Work instructions |
Pictures excluded, reproduce exactly the lines below from the one with "Reproduce this chart with matplotlib." through the one with "from matplotlib.ticker import", both included.

____ Task input

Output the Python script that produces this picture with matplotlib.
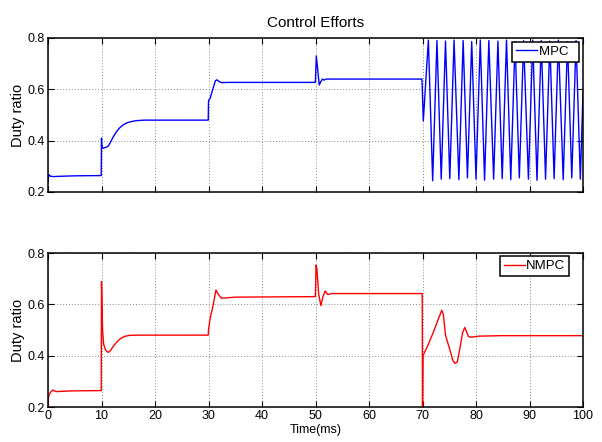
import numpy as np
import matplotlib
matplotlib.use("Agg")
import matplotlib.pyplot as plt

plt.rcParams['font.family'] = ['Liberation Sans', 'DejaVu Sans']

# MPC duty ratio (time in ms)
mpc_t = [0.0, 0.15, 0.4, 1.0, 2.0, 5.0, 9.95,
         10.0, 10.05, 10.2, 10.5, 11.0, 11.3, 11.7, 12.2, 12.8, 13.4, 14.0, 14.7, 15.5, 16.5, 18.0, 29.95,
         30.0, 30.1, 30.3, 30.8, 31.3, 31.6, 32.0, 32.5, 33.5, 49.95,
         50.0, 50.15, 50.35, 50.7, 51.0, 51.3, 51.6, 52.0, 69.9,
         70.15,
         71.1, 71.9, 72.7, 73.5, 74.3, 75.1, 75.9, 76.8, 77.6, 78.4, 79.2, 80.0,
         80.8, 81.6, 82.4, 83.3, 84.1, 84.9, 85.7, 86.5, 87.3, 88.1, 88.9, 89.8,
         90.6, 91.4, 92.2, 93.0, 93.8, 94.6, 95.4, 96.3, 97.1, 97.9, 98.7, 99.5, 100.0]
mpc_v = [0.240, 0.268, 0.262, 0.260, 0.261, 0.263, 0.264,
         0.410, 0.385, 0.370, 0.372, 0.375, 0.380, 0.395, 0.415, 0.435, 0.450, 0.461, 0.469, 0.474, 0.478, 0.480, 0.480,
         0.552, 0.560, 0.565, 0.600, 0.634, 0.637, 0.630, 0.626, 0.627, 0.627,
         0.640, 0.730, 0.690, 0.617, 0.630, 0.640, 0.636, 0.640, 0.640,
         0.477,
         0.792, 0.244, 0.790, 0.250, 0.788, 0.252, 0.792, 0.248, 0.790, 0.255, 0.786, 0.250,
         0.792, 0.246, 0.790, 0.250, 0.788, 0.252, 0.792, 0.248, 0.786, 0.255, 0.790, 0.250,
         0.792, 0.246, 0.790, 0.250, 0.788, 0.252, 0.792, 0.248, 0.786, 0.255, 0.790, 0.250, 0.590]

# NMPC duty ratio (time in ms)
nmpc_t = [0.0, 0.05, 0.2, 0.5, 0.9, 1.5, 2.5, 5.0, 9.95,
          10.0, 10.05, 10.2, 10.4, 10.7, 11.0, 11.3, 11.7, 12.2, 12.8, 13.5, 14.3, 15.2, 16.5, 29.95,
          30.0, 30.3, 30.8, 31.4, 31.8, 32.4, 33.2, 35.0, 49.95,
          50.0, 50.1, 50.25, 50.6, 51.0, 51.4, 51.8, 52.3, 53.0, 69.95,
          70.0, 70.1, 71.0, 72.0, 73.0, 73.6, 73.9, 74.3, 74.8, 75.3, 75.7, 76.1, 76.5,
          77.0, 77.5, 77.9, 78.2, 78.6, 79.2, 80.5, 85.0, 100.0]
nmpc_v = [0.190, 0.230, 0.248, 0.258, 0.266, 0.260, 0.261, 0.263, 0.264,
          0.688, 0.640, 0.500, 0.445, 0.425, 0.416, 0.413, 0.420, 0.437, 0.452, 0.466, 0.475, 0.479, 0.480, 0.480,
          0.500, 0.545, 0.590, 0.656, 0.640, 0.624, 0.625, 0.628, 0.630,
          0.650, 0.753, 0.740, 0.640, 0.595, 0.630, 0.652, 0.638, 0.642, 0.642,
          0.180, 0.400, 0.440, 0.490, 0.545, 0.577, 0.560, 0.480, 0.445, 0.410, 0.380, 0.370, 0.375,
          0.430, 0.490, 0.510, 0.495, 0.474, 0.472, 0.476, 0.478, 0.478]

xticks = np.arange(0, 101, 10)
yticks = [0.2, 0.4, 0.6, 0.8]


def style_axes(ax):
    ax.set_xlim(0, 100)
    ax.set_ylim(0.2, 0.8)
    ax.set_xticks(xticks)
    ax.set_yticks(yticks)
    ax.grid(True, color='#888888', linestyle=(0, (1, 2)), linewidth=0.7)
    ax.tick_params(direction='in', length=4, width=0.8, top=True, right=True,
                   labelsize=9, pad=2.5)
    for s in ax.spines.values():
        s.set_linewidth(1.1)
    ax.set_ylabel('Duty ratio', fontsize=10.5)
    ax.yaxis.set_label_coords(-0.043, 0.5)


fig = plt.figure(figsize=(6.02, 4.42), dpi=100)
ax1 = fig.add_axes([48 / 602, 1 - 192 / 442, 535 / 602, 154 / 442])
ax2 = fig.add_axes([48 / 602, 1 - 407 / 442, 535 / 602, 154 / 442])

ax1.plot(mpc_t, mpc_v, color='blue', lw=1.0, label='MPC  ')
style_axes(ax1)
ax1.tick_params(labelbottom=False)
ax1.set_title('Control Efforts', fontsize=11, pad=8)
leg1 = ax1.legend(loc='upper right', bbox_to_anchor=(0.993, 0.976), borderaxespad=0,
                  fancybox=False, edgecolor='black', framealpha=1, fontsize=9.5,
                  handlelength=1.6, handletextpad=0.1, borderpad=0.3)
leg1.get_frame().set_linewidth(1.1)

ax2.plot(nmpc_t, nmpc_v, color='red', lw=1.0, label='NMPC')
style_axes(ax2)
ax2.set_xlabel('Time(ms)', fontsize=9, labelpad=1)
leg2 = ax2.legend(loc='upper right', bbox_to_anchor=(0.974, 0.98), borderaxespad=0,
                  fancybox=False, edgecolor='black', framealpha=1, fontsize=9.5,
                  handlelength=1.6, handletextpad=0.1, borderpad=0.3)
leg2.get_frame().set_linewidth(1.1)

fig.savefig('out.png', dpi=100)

________
____ Task input

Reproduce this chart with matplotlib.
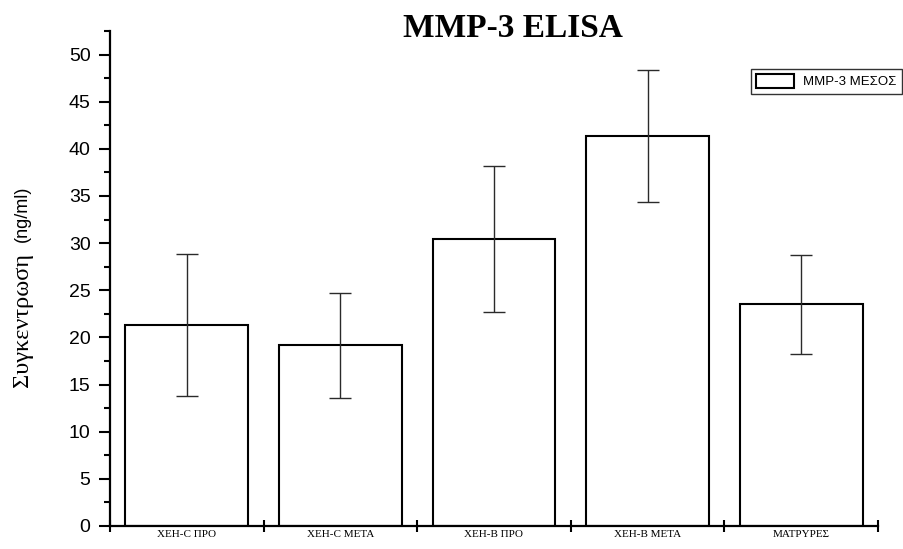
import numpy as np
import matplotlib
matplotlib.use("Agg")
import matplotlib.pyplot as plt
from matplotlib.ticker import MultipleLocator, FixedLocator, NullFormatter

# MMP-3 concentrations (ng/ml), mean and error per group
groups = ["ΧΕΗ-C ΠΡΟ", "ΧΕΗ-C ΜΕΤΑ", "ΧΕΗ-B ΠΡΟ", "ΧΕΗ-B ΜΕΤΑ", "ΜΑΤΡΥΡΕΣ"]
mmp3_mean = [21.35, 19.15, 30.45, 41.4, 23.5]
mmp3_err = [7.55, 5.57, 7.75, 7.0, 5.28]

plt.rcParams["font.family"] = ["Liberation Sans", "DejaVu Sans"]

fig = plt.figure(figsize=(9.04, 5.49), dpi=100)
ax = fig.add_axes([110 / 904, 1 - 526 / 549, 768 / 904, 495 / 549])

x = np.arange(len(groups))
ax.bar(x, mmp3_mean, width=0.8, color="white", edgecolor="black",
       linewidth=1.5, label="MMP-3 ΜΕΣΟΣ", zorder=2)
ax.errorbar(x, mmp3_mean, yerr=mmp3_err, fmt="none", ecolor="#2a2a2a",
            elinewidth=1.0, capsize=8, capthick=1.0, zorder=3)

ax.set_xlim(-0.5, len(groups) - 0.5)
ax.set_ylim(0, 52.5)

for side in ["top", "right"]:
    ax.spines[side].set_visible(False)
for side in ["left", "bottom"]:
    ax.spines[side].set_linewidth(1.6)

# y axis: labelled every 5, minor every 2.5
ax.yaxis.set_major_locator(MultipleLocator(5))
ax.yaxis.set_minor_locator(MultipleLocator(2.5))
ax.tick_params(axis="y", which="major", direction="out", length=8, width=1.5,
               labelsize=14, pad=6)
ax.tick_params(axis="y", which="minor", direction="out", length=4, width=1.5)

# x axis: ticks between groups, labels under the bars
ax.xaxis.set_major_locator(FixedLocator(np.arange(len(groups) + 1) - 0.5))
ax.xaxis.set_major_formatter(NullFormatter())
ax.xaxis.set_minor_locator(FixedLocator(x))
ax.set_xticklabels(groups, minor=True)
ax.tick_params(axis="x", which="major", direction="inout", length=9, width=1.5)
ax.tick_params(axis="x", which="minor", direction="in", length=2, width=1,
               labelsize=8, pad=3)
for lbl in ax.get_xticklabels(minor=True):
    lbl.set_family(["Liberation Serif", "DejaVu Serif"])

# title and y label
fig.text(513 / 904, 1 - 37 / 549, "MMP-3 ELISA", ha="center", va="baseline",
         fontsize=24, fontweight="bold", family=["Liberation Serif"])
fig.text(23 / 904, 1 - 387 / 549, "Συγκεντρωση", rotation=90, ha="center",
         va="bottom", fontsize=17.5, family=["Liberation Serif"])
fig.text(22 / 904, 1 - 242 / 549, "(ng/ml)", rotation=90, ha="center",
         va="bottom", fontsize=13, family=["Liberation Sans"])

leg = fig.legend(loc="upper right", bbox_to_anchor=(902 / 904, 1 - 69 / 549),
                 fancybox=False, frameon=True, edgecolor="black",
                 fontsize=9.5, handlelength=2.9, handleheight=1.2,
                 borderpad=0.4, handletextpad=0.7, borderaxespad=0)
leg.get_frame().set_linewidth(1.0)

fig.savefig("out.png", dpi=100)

________

Result |
Reproduce this chart with matplotlib.
import numpy as np
import matplotlib
matplotlib.use("Agg")
import matplotlib.pyplot as plt
from matplotlib.ticker import MultipleLocator, FixedLocator, NullFormatter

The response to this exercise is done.